The company stated while its increased marketing efforts might lead to decreased profits in the short term, they would lead to an "acceleration" in assets under management (AUM), potentially on better terms than currently.
Paul Richardson, Frenkel Topping's executive chairman, said: "Whilst trading conditions have been tougher than anticipated in the first half of the year; the company continues to operate with healthy margins and cashflow with continued AUM growth.
"The investments made in the company and its staff will accelerate the growth profile of the business; both in terms of the core proposition and diversification into adjacent, highly relevant markets.
"We expect the second half to be significantly stronger and I look forward to updating further on the company's progress at time of publication of half-year results."
Last year the Ministry of Justice announced it would cut the Ogden discount rate, which is used to establish lump sum compensation to claimants, from 2.5 per cent to minus 0.75 per cent.

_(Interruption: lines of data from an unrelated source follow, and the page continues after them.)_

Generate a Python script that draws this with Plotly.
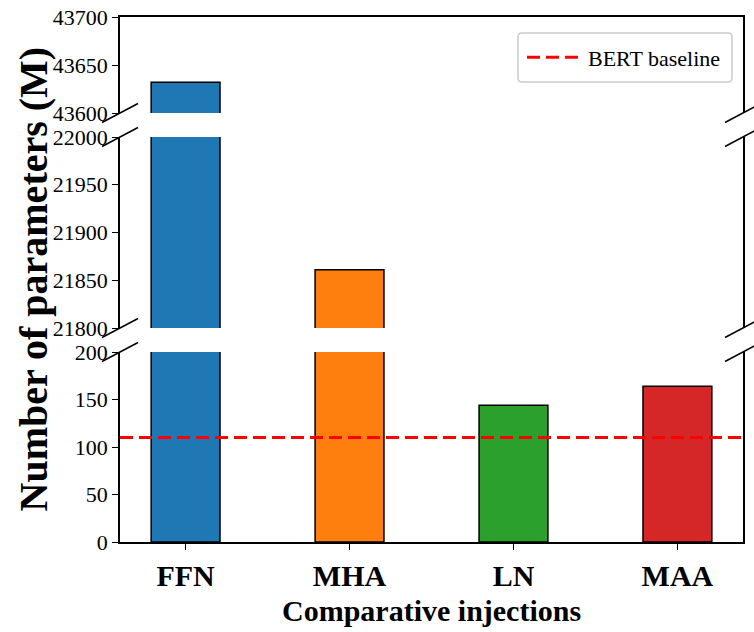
import plotly.graph_objects as go

categories = ["FFN", "MHA", "LN", "MAA"]
params_m = [43632, 21861, 144, 164]
bar_colors = ["#1f77b4", "#ff7f0e", "#2ca02c", "#d62728"]
baseline_value = 110
baseline_name = "BERT baseline"

top_range = [43600, 43700]
top_ticks = [43600, 43650, 43700]
mid_range = [21800, 22000]
mid_ticks = [21800, 21850, 21900, 21950, 22000]
low_range = [0, 200]
low_ticks = [0, 50, 100, 150, 200]

FONT = "Liberation Serif"

# layout geometry (pixels)
W, H = 754, 632
ML, MR, MT, MB = 120, 11, 17, 90
PW, PH = W - ML - MR, H - MT - MB

def py(px):  # pixel y -> paper y
    return (H - MB - px) / PH

def pxp(px):  # pixel x -> paper x
    return (px - ML) / PW

low_dom = [py(542), py(352)]
mid_dom = [py(328), py(137)]
top_dom = [py(113), py(17)]

fig = go.Figure()
for yref, xref in [("y", "x"), ("y2", "x2"), ("y3", "x3")]:
    fig.add_trace(go.Bar(
        x=categories, y=params_m, width=0.42,
        marker=dict(color=bar_colors, line=dict(color="black", width=1.5)),
        xaxis=xref, yaxis=yref, showlegend=False,
    ))

# legend entry for baseline
fig.add_trace(go.Scatter(
    x=[None], y=[None], mode="lines", name=baseline_name,
    line=dict(color="red", width=3, dash="13px,6px"),
))
fig.add_shape(type="line", xref="x domain", yref="y", x0=0, x1=1,
              y0=baseline_value, y1=baseline_value,
              line=dict(color="red", width=3, dash="13px,6px"))

tickfont = dict(family=FONT, size=22, color="black")
common_y = dict(showline=True, linecolor="black", linewidth=1.5, mirror=True,
                ticks="outside", ticklen=6, tickwidth=1.2, tickcolor="black",
                showgrid=False, zeroline=False, tickfont=tickfont,
                tickformat="d", automargin=False)
common_x = dict(range=[-0.4, 3.4], showgrid=False, zeroline=False, automargin=False)

# legend frame (rounded box like the reference)
lx0, lx1, ly0, ly1 = 518, 732, 33, 82
r = 4
path = (f"M {pxp(lx0 + r)},{py(ly0)} L {pxp(lx1 - r)},{py(ly0)} "
        f"Q {pxp(lx1)},{py(ly0)} {pxp(lx1)},{py(ly0 + r)} "
        f"L {pxp(lx1)},{py(ly1 - r)} Q {pxp(lx1)},{py(ly1)} {pxp(lx1 - r)},{py(ly1)} "
        f"L {pxp(lx0 + r)},{py(ly1)} Q {pxp(lx0)},{py(ly1)} {pxp(lx0)},{py(ly1 - r)} "
        f"L {pxp(lx0)},{py(ly0 + r)} Q {pxp(lx0)},{py(ly0)} {pxp(lx0 + r)},{py(ly0)} Z")
fig.add_shape(type="path", xref="paper", yref="paper", path=path,
              fillcolor="white", line=dict(color="#cccccc", width=1.5), layer="above")

fig.update_layout(
    width=W, height=H,
    margin=dict(l=ML, r=MR, t=MT, b=MB, autoexpand=False),
    plot_bgcolor="white", paper_bgcolor="white",
    bargap=0.5,
    xaxis=dict(**common_x, anchor="y", showline=True, linecolor="black", linewidth=1.5,
               ticks="outside", ticklen=6, tickwidth=1.2, tickcolor="black",
               tickfont=dict(family=FONT, size=30, color="black", weight="bold")),
    xaxis2=dict(**common_x, anchor="y2", matches="x", showticklabels=False, showline=False),
    xaxis3=dict(**common_x, anchor="y3", matches="x", showticklabels=False,
                showline=True, side="top", linecolor="black", linewidth=1.5),
    yaxis=dict(**common_y, domain=low_dom, range=low_range, tickvals=low_ticks),
    yaxis2=dict(**common_y, domain=mid_dom, range=mid_range, tickvals=mid_ticks),
    yaxis3=dict(**common_y, domain=top_dom, range=top_range, tickvals=top_ticks),
    legend=dict(x=pxp(lx0 + 4), y=py((ly0 + ly1) / 2), xanchor="left", yanchor="middle",
                font=dict(family=FONT, size=22, color="black"),
                itemwidth=56, borderwidth=0, bgcolor="rgba(0,0,0,0)"),
    showlegend=True,
)

# axis titles
fig.add_annotation(text="<b>Number of parameters (M)</b>", xref="paper", yref="paper",
                   x=pxp(33), y=0.5, textangle=-90, showarrow=False,
                   xanchor="center", yanchor="middle",
                   font=dict(family=FONT, size=40, color="black"))
fig.add_annotation(text="<b>Comparative injections</b>", xref="paper", yref="paper",
                   x=0.5, y=py(610), showarrow=False, xanchor="center", yanchor="middle",
                   font=dict(family=FONT, size=30, color="black"))

# break marks
dx = 18 / PW
dy = 9.5 / PH
for ycen in [top_dom[0], mid_dom[1], mid_dom[0], low_dom[1]]:
    for xcen in [0, 1]:
        fig.add_shape(type="line", xref="paper", yref="paper",
                      x0=xcen - dx, x1=xcen + dx, y0=ycen - dy, y1=ycen + dy,
                      line=dict(color="black", width=1.5))

fig.write_html("out.html", config={"displayModeBar": False},
               post_script="document.body.style.margin='0px';")
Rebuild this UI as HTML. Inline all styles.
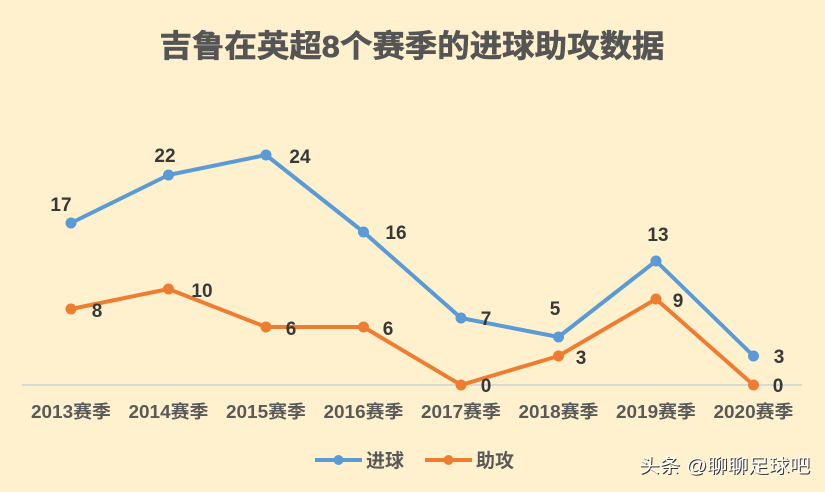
<!DOCTYPE html>
<html><head><meta charset="utf-8"><style>
html,body{margin:0;padding:0;background:#FFF1CE;}
svg{display:block;}
text{font-family:"Liberation Sans","Noto Sans CJK SC",sans-serif;}
</style></head><body>
<svg width="825" height="492" viewBox="0 0 825 492" xmlns="http://www.w3.org/2000/svg">
<rect width="825" height="492" fill="#FFF1CE"/>
<text x="412" y="57" text-anchor="middle" font-size="31" font-weight="bold" fill="#555555" stroke="#555555" stroke-width="0.6" textLength="505" lengthAdjust="spacingAndGlyphs">吉鲁在英超8个赛季的进球助攻数据</text>
<line x1="22" y1="385" x2="802" y2="385" stroke="#D9D9D9" stroke-width="2"/>
<g font-size="18" font-weight="bold" fill="#595959" text-anchor="middle">
<text x="71" y="418" textLength="80" lengthAdjust="spacingAndGlyphs">2013赛季</text>
<text x="168.5" y="418" textLength="80" lengthAdjust="spacingAndGlyphs">2014赛季</text>
<text x="266" y="418" textLength="80" lengthAdjust="spacingAndGlyphs">2015赛季</text>
<text x="363.5" y="418" textLength="80" lengthAdjust="spacingAndGlyphs">2016赛季</text>
<text x="461" y="418" textLength="80" lengthAdjust="spacingAndGlyphs">2017赛季</text>
<text x="558.5" y="418" textLength="80" lengthAdjust="spacingAndGlyphs">2018赛季</text>
<text x="656" y="418" textLength="80" lengthAdjust="spacingAndGlyphs">2019赛季</text>
<text x="753.5" y="418" textLength="80" lengthAdjust="spacingAndGlyphs">2020赛季</text>
</g>
<polyline fill="none" stroke="#5B9BD5" stroke-width="4" stroke-linejoin="round" points="71,223 168.5,175 266,155 363.5,232 461,318 558.5,337 656,261 753.5,356"/>
<g fill="#5B9BD5">
<circle cx="71" cy="223" r="5.5"/><circle cx="168.5" cy="175" r="5.5"/><circle cx="266" cy="155" r="5.5"/><circle cx="363.5" cy="232" r="5.5"/><circle cx="461" cy="318" r="5.5"/><circle cx="558.5" cy="337" r="5.5"/><circle cx="656" cy="261" r="5.5"/><circle cx="753.5" cy="356" r="5.5"/>
</g>
<polyline fill="none" stroke="#ED7D31" stroke-width="4" stroke-linejoin="round" points="71,309 168.5,289 266,327 363.5,327 461,385 558.5,356 656,299 753.5,385"/>
<g fill="#ED7D31">
<circle cx="71" cy="309" r="5.5"/><circle cx="168.5" cy="289" r="5.5"/><circle cx="266" cy="327" r="5.5"/><circle cx="363.5" cy="327" r="5.5"/><circle cx="461" cy="385" r="5.5"/><circle cx="558.5" cy="356" r="5.5"/><circle cx="656" cy="299" r="5.5"/><circle cx="753.5" cy="385" r="5.5"/>
</g>
<g font-size="19" font-weight="bold" fill="#383838" text-anchor="middle">
<text x="61" y="211">17</text>
<text x="165" y="162">22</text>
<text x="300" y="163">24</text>
<text x="396" y="239">16</text>
<text x="486" y="325">7</text>
<text x="555" y="315">5</text>
<text x="658" y="241">13</text>
<text x="779" y="363">3</text>
<text x="97" y="317">8</text>
<text x="202" y="297">10</text>
<text x="291" y="335">6</text>
<text x="388" y="335">6</text>
<text x="486" y="392">0</text>
<text x="581" y="364">3</text>
<text x="678" y="307">9</text>
<text x="778" y="392">0</text>
</g>
<line x1="315" y1="460" x2="362" y2="460" stroke="#5B9BD5" stroke-width="4"/>
<circle cx="338.5" cy="460" r="5" fill="#5B9BD5"/>
<text x="366" y="467" font-size="19" font-weight="bold" fill="#595959">进球</text>
<line x1="425" y1="460" x2="472" y2="460" stroke="#ED7D31" stroke-width="4"/>
<circle cx="448.5" cy="460" r="5" fill="#ED7D31"/>
<text x="476" y="467" font-size="19" font-weight="bold" fill="#595959">助攻</text>
<text x="639" y="472" font-size="19" fill="#333" transform="translate(1,1)" textLength="171" lengthAdjust="spacingAndGlyphs">头条 @聊聊足球吧</text>
<text x="639" y="472" font-size="19" fill="#FFFFFF" textLength="171" lengthAdjust="spacingAndGlyphs">头条 @聊聊足球吧</text>
</svg>
</body></html>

While the Association of British Insurers has labelled the change "crazy" and "reckless", Frenkel Topping said this was a significant market opportunity since court damages would probably increase "substantially".
In a trading update this morning (11 July), the firm said the change had led to its average mainstream case size increasing to £600,000.
The company reported: "This increase in case sizes, has resulted in both the company's sales cycles taking longer and the fee structures being altered. In many cases, there are smaller upfront payments to Frenkel Topping on appointment.
"Despite these alterations, the board believes the company is outperforming most of its direct peers and continues to win a steady stream of new mandates."
In response to this opportunity, Frenkel Topping put itself up for sale last year to seek a larger strategic partner, but it ended these attempts after a strategic review, saying it was in the firm's best interests to remain independent.
Frenkel Topping now has assets under management of £760m, with assets on a discretionary mandate of £313m.
The firm said it is "highly focused" on attracting new consultants and staff after several experienced staff left, which resulted in £35m of AUM being lost.